*EXERCISE:*
Select the lines of the records containing the word "standalone" and list them.

*SOURCE RECORDS:*
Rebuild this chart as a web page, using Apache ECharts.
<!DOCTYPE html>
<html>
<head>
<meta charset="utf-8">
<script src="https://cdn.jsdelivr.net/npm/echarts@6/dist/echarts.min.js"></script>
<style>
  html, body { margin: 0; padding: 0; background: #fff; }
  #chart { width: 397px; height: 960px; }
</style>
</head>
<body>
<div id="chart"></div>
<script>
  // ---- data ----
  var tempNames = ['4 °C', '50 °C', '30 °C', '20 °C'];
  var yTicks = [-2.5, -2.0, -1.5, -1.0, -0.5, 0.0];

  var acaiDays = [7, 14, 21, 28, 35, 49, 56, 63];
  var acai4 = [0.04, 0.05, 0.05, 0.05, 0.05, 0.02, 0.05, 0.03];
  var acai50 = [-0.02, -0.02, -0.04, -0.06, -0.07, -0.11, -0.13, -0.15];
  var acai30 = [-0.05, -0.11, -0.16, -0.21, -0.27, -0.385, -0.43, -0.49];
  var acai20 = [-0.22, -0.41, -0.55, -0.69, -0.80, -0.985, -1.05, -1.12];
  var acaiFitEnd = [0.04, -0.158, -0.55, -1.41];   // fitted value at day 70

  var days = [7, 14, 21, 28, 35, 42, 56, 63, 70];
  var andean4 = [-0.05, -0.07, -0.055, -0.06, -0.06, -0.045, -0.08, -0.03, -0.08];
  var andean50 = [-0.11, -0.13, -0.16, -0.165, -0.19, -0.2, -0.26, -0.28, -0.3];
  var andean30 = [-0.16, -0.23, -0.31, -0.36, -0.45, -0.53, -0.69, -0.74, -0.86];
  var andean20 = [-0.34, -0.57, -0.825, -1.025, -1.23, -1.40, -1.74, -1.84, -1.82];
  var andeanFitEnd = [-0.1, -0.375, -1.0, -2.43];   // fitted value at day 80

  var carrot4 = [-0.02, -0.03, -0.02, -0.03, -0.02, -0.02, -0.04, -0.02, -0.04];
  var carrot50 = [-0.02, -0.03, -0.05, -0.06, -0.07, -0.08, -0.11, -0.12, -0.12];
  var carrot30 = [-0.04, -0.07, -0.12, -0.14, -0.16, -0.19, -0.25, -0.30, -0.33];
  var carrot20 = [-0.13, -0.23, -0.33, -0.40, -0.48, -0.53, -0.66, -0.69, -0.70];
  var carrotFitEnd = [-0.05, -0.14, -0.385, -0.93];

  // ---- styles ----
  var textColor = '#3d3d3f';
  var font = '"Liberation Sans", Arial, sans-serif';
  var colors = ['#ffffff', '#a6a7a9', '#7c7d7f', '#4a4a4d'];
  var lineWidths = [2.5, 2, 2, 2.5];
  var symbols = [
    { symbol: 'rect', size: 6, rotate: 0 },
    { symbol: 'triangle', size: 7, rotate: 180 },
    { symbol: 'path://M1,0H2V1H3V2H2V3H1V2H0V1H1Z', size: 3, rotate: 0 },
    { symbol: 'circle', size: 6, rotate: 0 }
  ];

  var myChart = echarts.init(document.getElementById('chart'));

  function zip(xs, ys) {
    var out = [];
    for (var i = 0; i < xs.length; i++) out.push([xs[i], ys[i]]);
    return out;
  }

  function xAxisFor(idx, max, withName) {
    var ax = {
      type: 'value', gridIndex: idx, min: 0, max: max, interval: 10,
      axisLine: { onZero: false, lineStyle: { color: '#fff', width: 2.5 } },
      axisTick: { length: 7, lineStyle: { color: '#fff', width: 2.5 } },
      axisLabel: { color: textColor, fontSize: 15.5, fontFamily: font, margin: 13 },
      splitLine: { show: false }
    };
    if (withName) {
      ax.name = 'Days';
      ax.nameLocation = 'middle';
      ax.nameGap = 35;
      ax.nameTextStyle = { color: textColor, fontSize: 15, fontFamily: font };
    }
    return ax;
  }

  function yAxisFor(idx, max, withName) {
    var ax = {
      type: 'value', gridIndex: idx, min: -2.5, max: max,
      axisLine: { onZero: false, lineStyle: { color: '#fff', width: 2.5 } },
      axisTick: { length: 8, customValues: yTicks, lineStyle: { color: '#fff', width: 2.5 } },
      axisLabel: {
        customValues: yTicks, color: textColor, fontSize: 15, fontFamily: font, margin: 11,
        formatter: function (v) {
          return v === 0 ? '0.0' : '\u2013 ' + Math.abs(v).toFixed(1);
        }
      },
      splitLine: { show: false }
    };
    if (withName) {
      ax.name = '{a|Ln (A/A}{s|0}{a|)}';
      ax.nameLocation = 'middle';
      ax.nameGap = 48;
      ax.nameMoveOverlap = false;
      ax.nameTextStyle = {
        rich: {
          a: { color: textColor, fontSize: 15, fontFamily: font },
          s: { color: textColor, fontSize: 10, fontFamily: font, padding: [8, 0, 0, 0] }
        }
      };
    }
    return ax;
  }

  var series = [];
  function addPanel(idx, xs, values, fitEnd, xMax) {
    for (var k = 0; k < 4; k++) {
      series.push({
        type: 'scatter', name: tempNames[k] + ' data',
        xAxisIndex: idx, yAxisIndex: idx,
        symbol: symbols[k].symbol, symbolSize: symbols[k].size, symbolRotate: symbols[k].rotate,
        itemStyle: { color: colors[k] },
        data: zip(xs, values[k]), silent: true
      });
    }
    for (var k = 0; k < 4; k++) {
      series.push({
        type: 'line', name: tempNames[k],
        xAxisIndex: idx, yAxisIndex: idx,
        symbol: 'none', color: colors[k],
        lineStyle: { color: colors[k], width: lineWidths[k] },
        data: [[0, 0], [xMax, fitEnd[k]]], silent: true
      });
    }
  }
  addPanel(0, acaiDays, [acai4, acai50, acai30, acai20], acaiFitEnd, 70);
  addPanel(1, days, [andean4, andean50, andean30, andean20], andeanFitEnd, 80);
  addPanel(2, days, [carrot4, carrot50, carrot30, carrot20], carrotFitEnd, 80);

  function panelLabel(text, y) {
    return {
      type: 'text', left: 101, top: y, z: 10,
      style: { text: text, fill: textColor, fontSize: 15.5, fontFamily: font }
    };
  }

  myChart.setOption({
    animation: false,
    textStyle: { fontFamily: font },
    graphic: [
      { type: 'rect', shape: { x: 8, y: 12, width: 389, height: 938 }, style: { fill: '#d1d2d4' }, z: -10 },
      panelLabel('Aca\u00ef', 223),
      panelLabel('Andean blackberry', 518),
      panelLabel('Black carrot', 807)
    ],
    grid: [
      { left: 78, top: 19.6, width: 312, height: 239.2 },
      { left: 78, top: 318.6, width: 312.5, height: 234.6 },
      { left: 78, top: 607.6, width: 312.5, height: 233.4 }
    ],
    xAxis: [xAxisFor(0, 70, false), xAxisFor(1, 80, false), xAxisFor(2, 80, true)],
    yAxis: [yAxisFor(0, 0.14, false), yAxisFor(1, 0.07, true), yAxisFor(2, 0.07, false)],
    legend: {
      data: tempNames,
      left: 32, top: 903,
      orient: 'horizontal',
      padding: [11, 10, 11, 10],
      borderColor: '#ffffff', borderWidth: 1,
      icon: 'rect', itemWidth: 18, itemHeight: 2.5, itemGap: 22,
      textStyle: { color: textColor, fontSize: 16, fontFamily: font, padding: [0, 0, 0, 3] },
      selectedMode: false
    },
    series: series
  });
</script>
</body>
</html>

---

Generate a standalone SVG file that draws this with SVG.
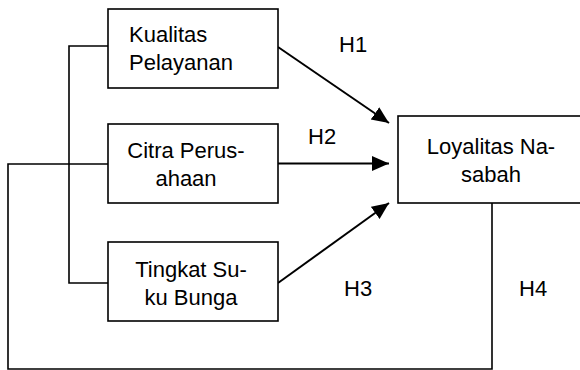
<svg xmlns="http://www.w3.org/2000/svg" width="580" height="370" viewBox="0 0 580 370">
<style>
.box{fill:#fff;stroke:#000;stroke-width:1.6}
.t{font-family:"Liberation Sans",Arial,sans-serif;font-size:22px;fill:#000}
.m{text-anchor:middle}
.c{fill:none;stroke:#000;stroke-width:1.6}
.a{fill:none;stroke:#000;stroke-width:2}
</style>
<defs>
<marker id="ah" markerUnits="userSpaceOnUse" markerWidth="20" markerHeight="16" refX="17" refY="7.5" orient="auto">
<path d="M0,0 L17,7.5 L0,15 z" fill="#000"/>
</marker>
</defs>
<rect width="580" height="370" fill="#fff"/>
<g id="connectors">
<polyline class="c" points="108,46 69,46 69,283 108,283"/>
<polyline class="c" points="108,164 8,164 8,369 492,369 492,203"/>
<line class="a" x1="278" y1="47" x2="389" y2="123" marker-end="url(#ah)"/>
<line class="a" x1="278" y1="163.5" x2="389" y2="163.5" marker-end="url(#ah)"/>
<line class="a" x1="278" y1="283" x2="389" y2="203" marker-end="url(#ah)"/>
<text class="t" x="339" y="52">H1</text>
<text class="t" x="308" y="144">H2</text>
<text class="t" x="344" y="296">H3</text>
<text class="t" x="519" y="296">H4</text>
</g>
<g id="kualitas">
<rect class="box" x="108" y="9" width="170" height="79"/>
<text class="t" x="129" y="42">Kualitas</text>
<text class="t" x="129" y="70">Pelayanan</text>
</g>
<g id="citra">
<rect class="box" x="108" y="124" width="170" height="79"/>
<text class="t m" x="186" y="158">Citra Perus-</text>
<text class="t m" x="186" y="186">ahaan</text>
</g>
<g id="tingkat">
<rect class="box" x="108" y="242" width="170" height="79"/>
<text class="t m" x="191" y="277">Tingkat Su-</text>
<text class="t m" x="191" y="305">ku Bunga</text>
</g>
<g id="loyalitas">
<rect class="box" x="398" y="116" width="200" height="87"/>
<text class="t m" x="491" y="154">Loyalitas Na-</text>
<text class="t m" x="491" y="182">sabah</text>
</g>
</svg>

==

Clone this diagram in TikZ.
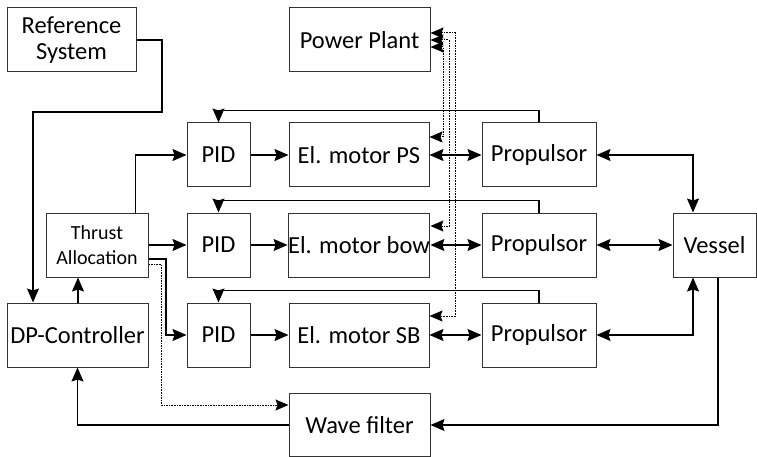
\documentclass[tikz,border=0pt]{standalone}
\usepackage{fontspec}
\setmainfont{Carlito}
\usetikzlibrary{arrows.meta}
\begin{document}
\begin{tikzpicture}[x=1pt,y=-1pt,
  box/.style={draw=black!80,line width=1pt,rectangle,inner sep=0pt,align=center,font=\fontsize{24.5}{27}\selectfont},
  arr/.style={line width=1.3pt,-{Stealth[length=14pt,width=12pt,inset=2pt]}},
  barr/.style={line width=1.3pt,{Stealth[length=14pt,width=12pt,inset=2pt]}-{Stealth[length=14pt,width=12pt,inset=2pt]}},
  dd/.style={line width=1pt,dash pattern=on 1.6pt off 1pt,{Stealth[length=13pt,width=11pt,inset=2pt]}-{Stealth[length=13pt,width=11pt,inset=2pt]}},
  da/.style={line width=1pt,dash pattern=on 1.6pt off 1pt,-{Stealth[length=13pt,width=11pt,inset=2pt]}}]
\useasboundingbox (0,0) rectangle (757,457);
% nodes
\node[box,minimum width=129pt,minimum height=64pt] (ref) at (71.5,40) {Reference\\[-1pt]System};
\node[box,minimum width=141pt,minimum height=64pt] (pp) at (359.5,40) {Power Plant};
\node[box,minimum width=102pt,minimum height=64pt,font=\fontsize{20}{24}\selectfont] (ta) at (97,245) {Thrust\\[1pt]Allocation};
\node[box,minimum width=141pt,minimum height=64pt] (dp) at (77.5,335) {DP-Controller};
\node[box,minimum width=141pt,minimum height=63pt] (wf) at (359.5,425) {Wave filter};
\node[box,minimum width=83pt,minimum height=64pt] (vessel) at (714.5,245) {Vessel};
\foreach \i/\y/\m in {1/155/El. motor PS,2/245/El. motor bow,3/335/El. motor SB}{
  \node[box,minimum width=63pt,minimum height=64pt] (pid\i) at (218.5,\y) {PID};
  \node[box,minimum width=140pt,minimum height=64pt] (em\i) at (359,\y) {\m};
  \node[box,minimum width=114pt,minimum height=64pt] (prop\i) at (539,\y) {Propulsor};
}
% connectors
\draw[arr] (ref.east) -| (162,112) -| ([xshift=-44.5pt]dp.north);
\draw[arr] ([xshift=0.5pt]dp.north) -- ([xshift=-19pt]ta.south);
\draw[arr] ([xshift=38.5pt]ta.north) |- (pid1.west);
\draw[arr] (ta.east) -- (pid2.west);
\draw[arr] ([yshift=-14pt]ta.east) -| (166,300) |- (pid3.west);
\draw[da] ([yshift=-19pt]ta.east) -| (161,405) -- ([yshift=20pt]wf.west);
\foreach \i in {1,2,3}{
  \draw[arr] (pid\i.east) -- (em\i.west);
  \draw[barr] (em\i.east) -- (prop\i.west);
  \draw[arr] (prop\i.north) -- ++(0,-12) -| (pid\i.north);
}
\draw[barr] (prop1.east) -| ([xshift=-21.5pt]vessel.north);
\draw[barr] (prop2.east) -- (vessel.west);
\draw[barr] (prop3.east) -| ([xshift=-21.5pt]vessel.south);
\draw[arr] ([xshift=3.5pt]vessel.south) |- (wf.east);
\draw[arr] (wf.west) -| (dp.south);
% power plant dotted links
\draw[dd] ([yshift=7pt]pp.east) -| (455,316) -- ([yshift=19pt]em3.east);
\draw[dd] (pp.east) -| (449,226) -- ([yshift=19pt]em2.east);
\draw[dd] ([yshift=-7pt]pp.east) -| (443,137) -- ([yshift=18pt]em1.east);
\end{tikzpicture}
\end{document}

*RIGHT ANSWER:*
Generate a standalone SVG file that draws this with SVG.
\documentclass[tikz,border=0pt]{standalone}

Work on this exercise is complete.